Would love to see this written up and promoted by IBS.
Some thoughts here on “clinging” nationality and others who say “oh just go and denounce yourselves then” (and please correct me if I’m wrong):
People who’d have you renounce would have you believe that it’s citizenship that’s the problem, when really it’s CBT. Unless you have other reasons, no one should be put in the position of having to renounce because of US laws that makes it impossible to live outside the US. If the US doesn’t want people leaving then it should pass a law denying people the right to emigrate. But it can’t (nor does it really want to).
For this reason, I don’t view US citizenship itself as “clinging”, although I do see how others would. Countries can put as much baggage as they want on their citizenships, but that doesn’t change the nature of citizenship itself, which is to benefit the individual. If Rand Paul became president and applied a flat tax on earnings only in the US, we would be forgiven for the real monetary costs of the so-called “benefits” we derive from US citizenship (benefits, by the way many other nations deal with more effectively).
Question: If taxation is an integral and constitutional part of citizenship, how is it that under a flat tax for residents only it would be constitutional to not tax non-residents?
Again, citizenship isn’t the source of the problem, but Cook v Tait married taxation to citizenship. It’s time for a divorce. CBT exists because it’s the law. It’s effects determine whether it’s good or bad. It’s pretty clear that it’s outlived its usefulness of being good for America, if it ever was. The same goes for FATCA.
(End of rant)
@Bubbles….If the US Citizenship rules that existed in 1970 still existed, would there be an uproar and would IBS even exist?
CBT is very bad however if there is a path out of citizenship as directed and required under the Expatriation Act of 1868, much of the sting is gone.
Individuals that say “just denounce” honestly think all you need to do is turn in your passport and you are done with the USA, honestly.
The problem was that fifty years ago he had citizenship laws and tax laws on the books that were finely balanced, they were in tune, the ying and the yang were in harmony.

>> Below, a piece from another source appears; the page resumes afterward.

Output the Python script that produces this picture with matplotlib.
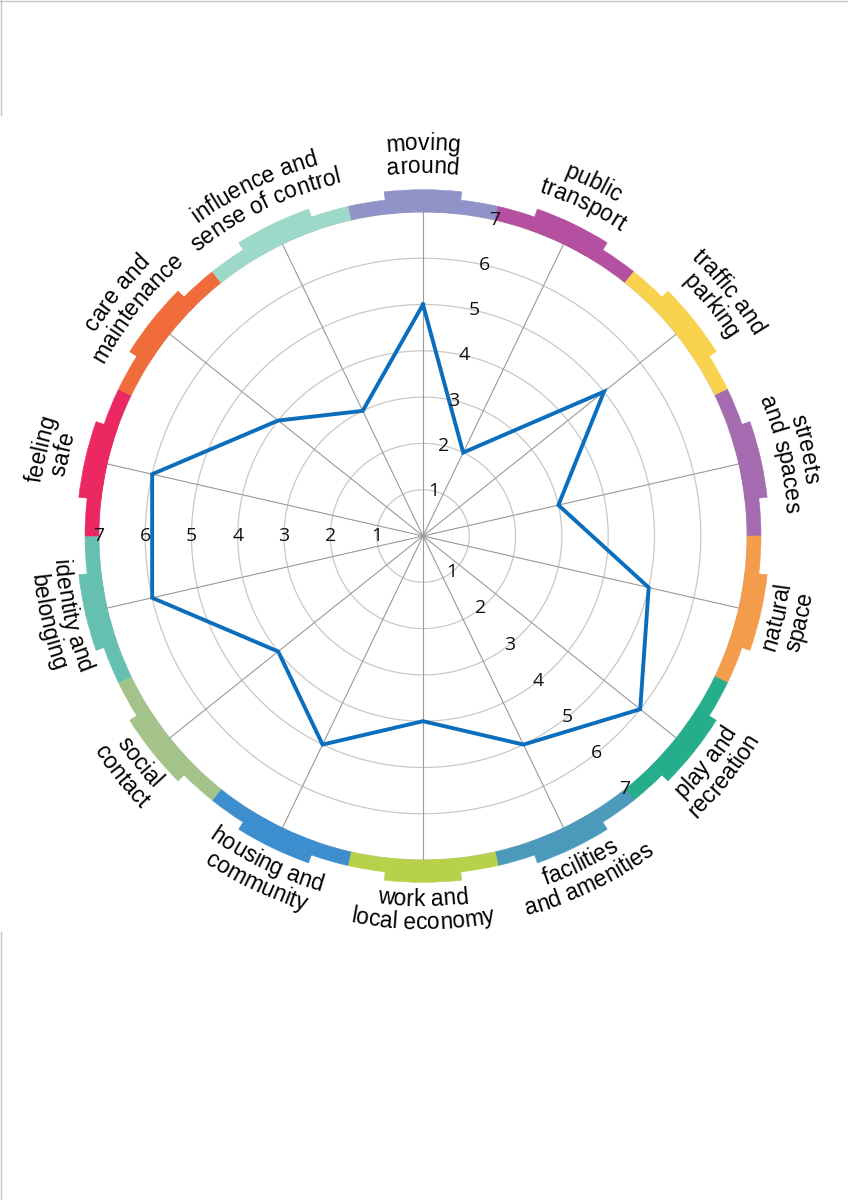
#!/usr/bin/env python
'''
place standard style radar chart
14 themes, scores 1..7, coloured band round the outside
'''
import numpy as np
import matplotlib
matplotlib.use('Agg')
import matplotlib.pyplot as plt
from matplotlib.font_manager import FontProperties
from matplotlib.lines import Line2D

# themes, clockwise from the top
label_lines = [
    ('moving', 'around'),
    ('public', 'transport'),
    ('traffic and', 'parking'),
    ('streets', 'and spaces'),
    ('natural', 'space'),
    ('play and', 'recreation'),
    ('facilities', 'and amenities'),
    ('work and', 'local economy'),
    ('housing and', 'community'),
    ('social', 'contact'),
    ('identity and', 'belonging'),
    ('feeling', 'safe'),
    ('care and', 'maintenance'),
    ('influence and', 'sense of control'),
]
scores = [5, 2, 5, 3, 5, 6, 5, 4, 5, 4, 6, 6, 4, 3]
band_colors = ['#9093c7', '#b4509f', '#f9d24e', '#a46bb0', '#f39c4b', '#25ad8c', '#4c9abb',
               '#b7d14a', '#3d8ecf', '#a4c38a', '#66c0b1', '#ec2863', '#f06c3b', '#9dd9c8']
ring_values = [1, 2, 3, 4, 5, 6, 7]
number_spokes = [0, 5, 10]   # scale numbers sit between spoke k and k+1

W, H = 848, 1200
cx, cy = 423, 536          # centre in pixels (from top)
unit = 46.3                # pixels per score point
rmax = 9.0

fig = plt.figure(figsize=(W / 100., H / 100.), dpi=100)
half = rmax * unit
ax = fig.add_axes([(cx - half) / W, (H - cy - half) / H, 2 * half / W, 2 * half / H], projection='polar')
ax.set_theta_zero_location('N')
ax.set_theta_direction(-1)
ax.set_ylim(0, rmax)
ax.axis('off')

n = len(scores)
step = 2 * np.pi / n
theta = np.arange(n) * step

# rings and spokes
t = np.linspace(0, 2 * np.pi, 721)
for v in ring_values:
    ax.plot(t, np.full_like(t, v), color='#c8c8c8', lw=0.9, zorder=1)
for th in theta:
    ax.plot([th, th], [0, 7], color='#9a9a9a', lw=0.8, zorder=1)

# coloured band with the raised middle part
ax.bar(theta, 0.30, width=step, bottom=7.0, color=band_colors, edgecolor=band_colors, linewidth=0.4, zorder=3)
ax.bar(theta, 0.48, width=step / 2, bottom=7.0, color=band_colors, edgecolor=band_colors, linewidth=0.4, zorder=3)

# scores
ax.plot(np.append(theta, theta[0]), scores + [scores[0]], color='#0a6ebd', lw=2.8, zorder=4,
        solid_joinstyle='miter')

# scale numbers
for k in number_spokes:
    th = (k + 0.5) * step
    for v in ring_values:
        ax.text(th, v, str(v), ha='center', va='center', fontsize=14, family='Open Sans',
                color='#111111', zorder=5)

# curved theme labels
renderer = fig.canvas.get_renderer()
prop = FontProperties(family='Liberation Sans', size=16.5)
bar_w = renderer.get_text_width_height_descent('|', prop, ismath=False)[0]


def advance(s):
    if not s:
        return 0.0
    return renderer.get_text_width_height_descent(s + '|', prop, ismath=False)[0] - bar_w


def curved(line, theta_c, r_px, outward):
    pos = [advance(line[:i]) for i in range(len(line) + 1)]
    total = pos[-1]
    phi_c = np.pi / 2 - theta_c
    for i, ch in enumerate(line):
        if ch == ' ':
            continue
        s = (pos[i] + pos[i + 1]) / 2. - total / 2.
        if outward:
            phi = phi_c - s / r_px
            rot = np.degrees(phi) - 90
        else:
            phi = phi_c + s / r_px
            rot = np.degrees(phi) + 90
        ax.text(np.pi / 2 - phi, r_px / unit, ch, rotation=rot, rotation_mode='anchor',
                ha='center', va='baseline', fontproperties=prop, color='black', zorder=6)


for k, (l1, l2) in enumerate(label_lines):
    th = theta[k]
    phi_deg = (90 - np.degrees(th)) % 360
    if 0 < phi_deg < 180:
        curved(l1, th, 386, True)
        curved(l2, th, 363, True)
    else:
        curved(l1, th, 370, False)
        curved(l2, th, 393, False)

# page edge lines
edge = '#c4c4c4'
fig.add_artist(Line2D([0, 1], [1 - 1. / H, 1 - 1. / H], transform=fig.transFigure, color=edge, lw=1))
fig.add_artist(Line2D([0.6 / W, 0.6 / W], [1, 1 - 115. / H], transform=fig.transFigure, color=edge, lw=1))
fig.add_artist(Line2D([0.6 / W, 0.6 / W], [1 - 932. / H, 0], transform=fig.transFigure, color=edge, lw=1))

fig.savefig('out.png', dpi=100, facecolor='white')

But the courts got involved, closed the “emergency exits” and then to make matters worse administrativly switched the presumption from relinquishing to retention!!
Strict overseas tax rules are balanced out by easy get out of citizenship rules. But instead we have strict overseas tax rules and strict loss of citizenship rules.

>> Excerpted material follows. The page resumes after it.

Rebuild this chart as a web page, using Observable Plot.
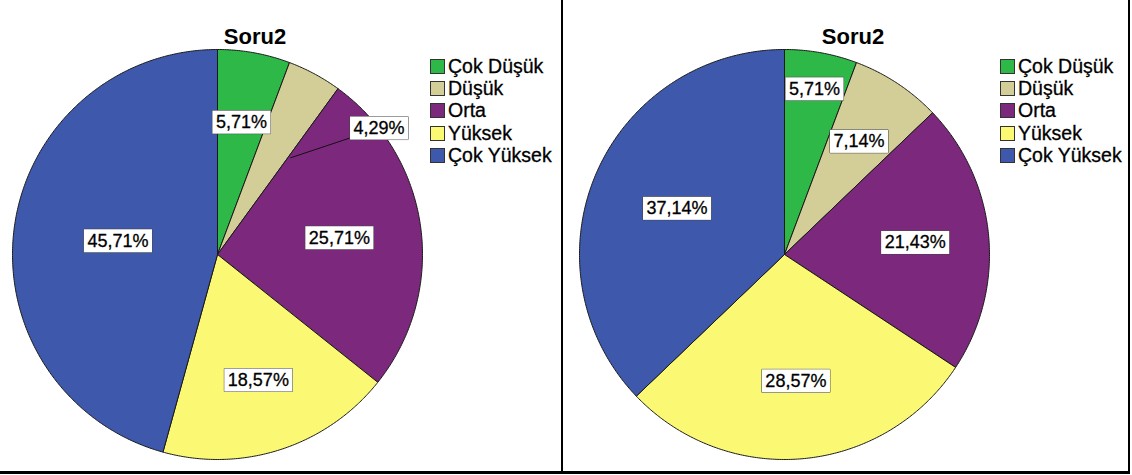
<!DOCTYPE html>
<html><head><meta charset="utf-8">
<script src="https://cdn.jsdelivr.net/npm/d3@7"></script>
<script src="https://cdn.jsdelivr.net/npm/@observablehq/plot@0.6"></script>
<style>
html,body{margin:0;padding:0;background:#fff;}
#root{position:relative;width:1132px;height:475px;overflow:hidden;font-family:Arial,"Liberation Sans",sans-serif;color:#000;}
.title{position:absolute;top:26px;font-weight:bold;font-size:22px;line-height:22px;transform:translateX(-50%);white-space:nowrap;}
.pie{position:absolute;}
.legend{position:absolute;font-size:19.5px;-webkit-text-stroke:0.3px #000;}
.legend .row{display:flex;align-items:center;height:22.3px;white-space:nowrap;}
.legend .sw{width:13px;height:13px;border:1px solid #333;margin-right:3px;flex:none;}
.rule{position:absolute;background:#000;}
</style></head><body><div id="root"></div>
<script>
// ---- data ----
const categories = ["Çok Düşük", "Düşük", "Orta", "Yüksek", "Çok Yüksek"];
const colors = ["#2eb848", "#d3ce97", "#7c287d", "#fbf873", "#3e58ac"];
const titleText = "Soru2";
const leftValues = [5.71, 4.29, 25.71, 18.57, 45.71];
const rightValues = [5.71, 7.14, 21.43, 28.57, 37.14];

// ---- layout (not data) ----
const R = 205; // pie radius in px
const panels = [
  {values: leftValues, cx: 217, cy: 254, titleX: 255, legendX: 430,
   labels: [{r: 0.655}, {r: 1.0, angle: 52, leader: {angle: 37, r: 0.59}}, {r: 0.6}, {r: 0.645}, {r: 0.49}]},
  {values: rightValues, cx: 784, cy: 254, titleX: 853, legendX: 1000,
   labels: [{r: 0.82}, {r: 0.66}, {r: 0.64}, {r: 0.62}, {r: 0.57}]}
];

const root = document.getElementById("root");
const fmt = v => v.toFixed(2).replace(".", ",") + "%";
const rad = d => d * Math.PI / 180;

function addDiv(cls, css, text) {
  const el = document.createElement("div");
  el.className = cls;
  Object.assign(el.style, css);
  if (text != null) el.textContent = text;
  root.appendChild(el);
  return el;
}

for (const p of panels) {
  const arcs = d3.pie().sort(null).value(d => d)(p.values);
  const pts = [];
  const labels = [];
  const leaders = [];
  arcs.forEach((a, i) => {
    const cat = categories[i];
    pts.push({cat, x: 0, y: 0});
    const n = Math.max(2, Math.ceil((a.endAngle - a.startAngle) / (Math.PI / 360)));
    for (let k = 0; k <= n; k++) {
      const t = a.startAngle + (a.endAngle - a.startAngle) * k / n;
      pts.push({cat, x: Math.sin(t), y: Math.cos(t)});
    }
    pts.push({cat, x: 0, y: 0});
    const L = p.labels[i];
    const mid = L.angle != null ? rad(L.angle) : (a.startAngle + a.endAngle) / 2;
    const lx = L.r * Math.sin(mid), ly = L.r * Math.cos(mid);
    labels.push({x: lx, y: ly, text: fmt(a.data)});
    if (L.leader) {
      const t = rad(L.leader.angle);
      leaders.push({x1: L.leader.r * Math.sin(t), y1: L.leader.r * Math.cos(t), x2: lx, y2: ly});
    }
  });

  const size = 2 * R + 10;
  const chart = Plot.plot({
    width: size, height: size, margin: 5,
    x: {domain: [-1, 1], axis: null},
    y: {domain: [-1, 1], axis: null},
    color: {domain: categories, range: colors},
    style: {overflow: "visible", background: "transparent", fontFamily: "Arial, 'Liberation Sans', sans-serif"},
    marks: [
      Plot.line(pts, {x: "x", y: "y", z: "cat", fill: "cat", stroke: "#1a1a1a", strokeWidth: 1, curve: "linear"}),
      Plot.link(leaders, {x1: "x1", y1: "y1", x2: "x2", y2: "y2", stroke: "#111", strokeWidth: 1}),
      Plot.text(labels, {x: "x", y: "y", text: "text", fontSize: 18, fill: "#000", stroke: "#000", strokeWidth: 0.3})
    ]
  });
  const wrap = addDiv("pie", {left: (p.cx - size / 2) + "px", top: (p.cy - size / 2) + "px"});
  wrap.appendChild(chart);

  // white label boxes behind the percentage texts
  chart.querySelectorAll('g[aria-label="text"] text').forEach(t => {
    const b = t.getBBox();
    const rect = document.createElementNS("http://www.w3.org/2000/svg", "rect");
    rect.setAttribute("x", b.x - 3.5);
    rect.setAttribute("y", b.y - 1.5);
    rect.setAttribute("width", b.width + 7);
    rect.setAttribute("height", b.height + 3);
    rect.setAttribute("fill", "#fff");
    rect.setAttribute("stroke", "#444");
    rect.setAttribute("stroke-width", "1");
    if (t.getAttribute("transform")) rect.setAttribute("transform", t.getAttribute("transform"));
    t.parentNode.insertBefore(rect, t);
  });

  addDiv("title", {left: p.titleX + "px"}, titleText);
  const leg = addDiv("legend", {left: p.legendX + "px", top: "55px"});
  categories.forEach((c, i) => {
    const row = document.createElement("div");
    row.className = "row";
    const sw = document.createElement("div");
    sw.className = "sw";
    sw.style.background = colors[i];
    const tx = document.createElement("span");
    tx.textContent = c;
    row.appendChild(sw); row.appendChild(tx);
    leg.appendChild(row);
  });
}

// panel borders
addDiv("rule", {left: "561px", top: "0px", width: "2px", height: "473px"});
addDiv("rule", {left: "1128px", top: "0px", width: "2px", height: "474px"});
addDiv("rule", {left: "0px", top: "471px", width: "1130px", height: "3px"});
</script></body></html>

@Bubbles……politically what option do you think would more likely pass?
A. Making it easier to strip away the citizenship of dual loyalty persons.
B. Providing tax breaks for expat Americans living overseas
“If the US Citizenship rules that existed in 1970 still existed, would there be an uproar and would IBS even exist?”
Canadians born in Canada to a US parent would still be in trouble, though they could renounce around age 22 (or was 18 already the age of majority in 1970? could 18-year-olds drink whiskey?)
Landed immigrants and holders of employment or student visas would still be in trouble, if their passport was US.
Canadians who spend too much time in the US would still be in trouble.
If some other country is involved instead of Canada, banks in their country would still close their accounts.